• _The problem_
The lines from the top of the material through the line with "(bc-off) at (306,252)" are to be set down exactly. Leave the pictures out.

Start of Data excerpt

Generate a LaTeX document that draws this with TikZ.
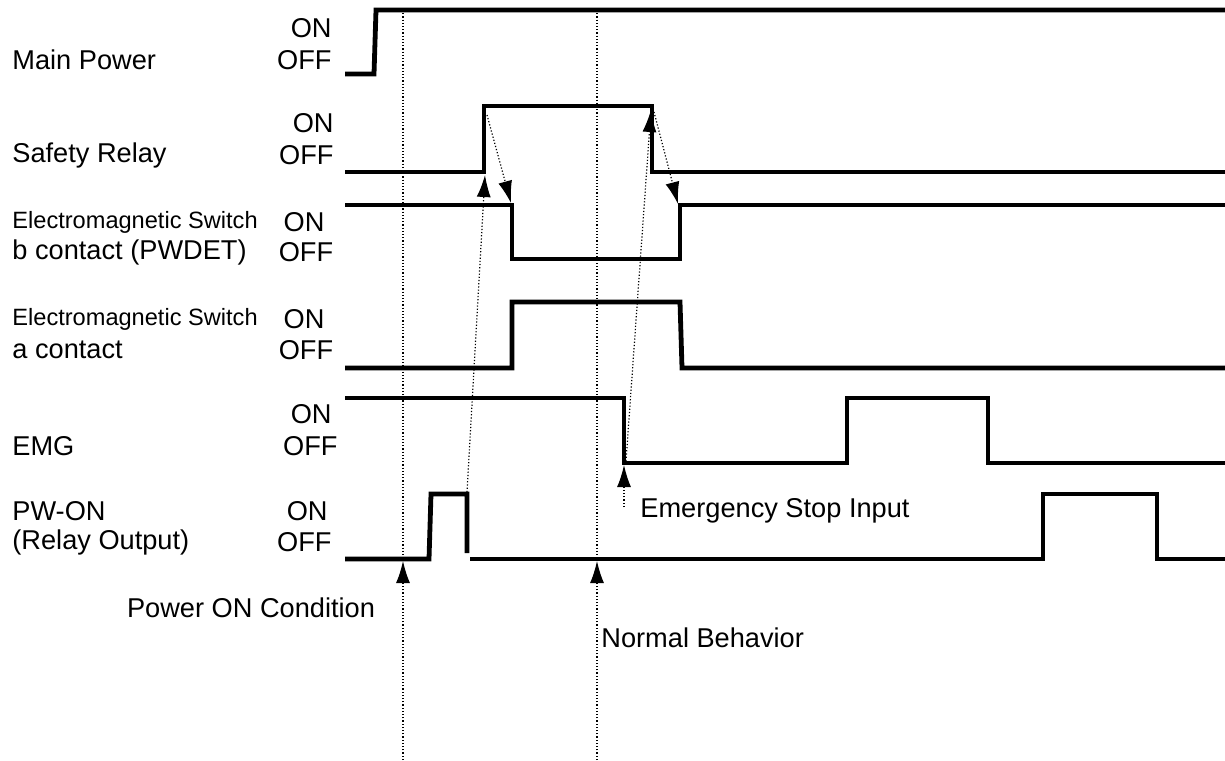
\documentclass[tikz,border=0pt]{standalone}
\usepackage{fontspec}
\setsansfont{Liberation Sans}
\usetikzlibrary{arrows.meta}

\begin{document}
\begin{tikzpicture}[
  x=0.5pt, y=-0.5pt,
  font=\fontsize{13.6}{16}\sffamily,
  sig/.style={line width=2.4pt},
  vline/.style={densely dotted, line width=0.6pt},
  arr/.style={densely dotted, line width=0.6pt, -{Latex[length=11pt,width=7pt]}},
  sname/.style={anchor=west, inner sep=0pt},
  smalltxt/.style={sname, font=\fontsize{11.8}{14}\sffamily},
  lvl/.style={anchor=east, inner sep=0pt},
  lvlc/.style={inner sep=0pt}
]
\useasboundingbox (0,0) rectangle (1225,760);

% signal names and levels
\node[sname] (mp) at (12,60) {Main Power};
\node[lvl] (mp-on) at (332,28) {ON};
\node[lvl] (mp-off) at (332,60) {OFF};

\node[sname] (sr) at (12,155) {Safety Relay};
\node[lvl] (sr-on) at (334,123) {ON};
\node[lvl] (sr-off) at (334,155) {OFF};

\node[smalltxt] (bc1) at (12,222) {Electromagnetic Switch};
\node[sname] (bc2) at (12,252) {b contact (PWDET)};
\node[lvlc] (bc-on) at (304,222) {ON};
\node[lvlc] (bc-off) at (306,252) {OFF};

\node[smalltxt] (ac1) at (12,319) {Electromagnetic Switch};
\node[sname] (ac2) at (12,350) {a contact};
\node[lvlc] (ac-on) at (304,319) {ON};
\node[lvlc] (ac-off) at (306,350) {OFF};

\node[sname] (emg) at (12,446) {EMG};
\node[lvl] (emg-on) at (332,414) {ON};
\node[lvl] (emg-off) at (338,446) {OFF};

\node[sname] (pw1) at (12,511) {PW-ON};
\node[sname] (pw2) at (12,542) {(Relay Output)};
\node[lvl] (pw-on) at (328,511) {ON};
\node[lvl] (pw-off) at (332,542) {OFF};

% waveforms
\draw[sig] (345,74) -- (374,74) -- (376,10) -- (1225,10);
\draw[sig] (345,172) -- (484,172) -- (484,106) -- (652,106) -- (652,172) -- (1225,172);
\draw[sig] (345,205) -- (512,205) -- (512,259) -- (680,259) -- (680,205) -- (1225,205);
\draw[sig] (345,368) -- (512,368) -- (512,302) -- (680,302) -- (682,368) -- (1225,368);
\draw[sig] (345,398) -- (624,398) -- (624,463) -- (847,463) -- (847,398) -- (988,398) -- (988,463) -- (1225,463);
\draw[sig] (345,559) -- (429,559) -- (431,494) -- (467,494) -- (467,553);
\draw[sig] (470,559) -- (1043,559) -- (1043,494) -- (1157,494) -- (1157,559) -- (1225,559);

% edge points
\coordinate (pc-top) at (403,10);
\coordinate (pc-tip) at (403,561);
\coordinate (pc-bot) at (403,760);
\coordinate (nb-top) at (597,10);
\coordinate (nb-tip) at (597,561);
\coordinate (nb-bot) at (597,760);
\coordinate (pw-fall) at (467,492);
\coordinate (sr-rise) at (485,175);
\coordinate (sr-rtop) at (487,115);
\coordinate (bc-fall) at (511,203);
\coordinate (emg-fall) at (626,461);
\coordinate (sr-fall) at (651,110);
\coordinate (sr-ftop) at (654,112);
\coordinate (bc-rise) at (678,204);
\coordinate (es-bot) at (624,507);
\coordinate (es-tip) at (624,465);

% timing marks
\draw[vline] (pc-top) -- (pc-tip);
\draw[arr] (pc-bot) -- (pc-tip);
\draw[vline] (nb-top) -- (nb-tip);
\draw[arr] (nb-bot) -- (nb-tip);
\draw[arr] (pw-fall) -- (sr-rise);
\draw[arr] (sr-rtop) -- (bc-fall);
\draw[arr] (emg-fall) -- (sr-fall);
\draw[arr] (sr-ftop) -- (bc-rise);
\draw[arr] (es-bot) -- (es-tip);

\node[inner sep=0pt] (pcond) at (251,608) {Power ON Condition};
\node[sname] (normal) at (601,638) {Normal Behavior};
\node[sname] (estop) at (640,511) {Emergency Stop Input};
\end{tikzpicture}
\end{document}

End of Data excerpt

• _Response below_
Generate a LaTeX document that draws this with TikZ.
\documentclass[tikz,border=0pt]{standalone}
\usepackage{fontspec}
\setsansfont{Liberation Sans}
\usetikzlibrary{arrows.meta}

\begin{document}
\begin{tikzpicture}[
  x=0.5pt, y=-0.5pt,
  font=\fontsize{13.6}{16}\sffamily,
  sig/.style={line width=2.4pt},
  vline/.style={densely dotted, line width=0.6pt},
  arr/.style={densely dotted, line width=0.6pt, -{Latex[length=11pt,width=7pt]}},
  sname/.style={anchor=west, inner sep=0pt},
  smalltxt/.style={sname, font=\fontsize{11.8}{14}\sffamily},
  lvl/.style={anchor=east, inner sep=0pt},
  lvlc/.style={inner sep=0pt}
]
\useasboundingbox (0,0) rectangle (1225,760);

% signal names and levels
\node[sname] (mp) at (12,60) {Main Power};
\node[lvl] (mp-on) at (332,28) {ON};
\node[lvl] (mp-off) at (332,60) {OFF};

\node[sname] (sr) at (12,155) {Safety Relay};
\node[lvl] (sr-on) at (334,123) {ON};
\node[lvl] (sr-off) at (334,155) {OFF};

\node[smalltxt] (bc1) at (12,222) {Electromagnetic Switch};
\node[sname] (bc2) at (12,252) {b contact (PWDET)};
\node[lvlc] (bc-on) at (304,222) {ON};
\node[lvlc] (bc-off) at (306,252) {OFF};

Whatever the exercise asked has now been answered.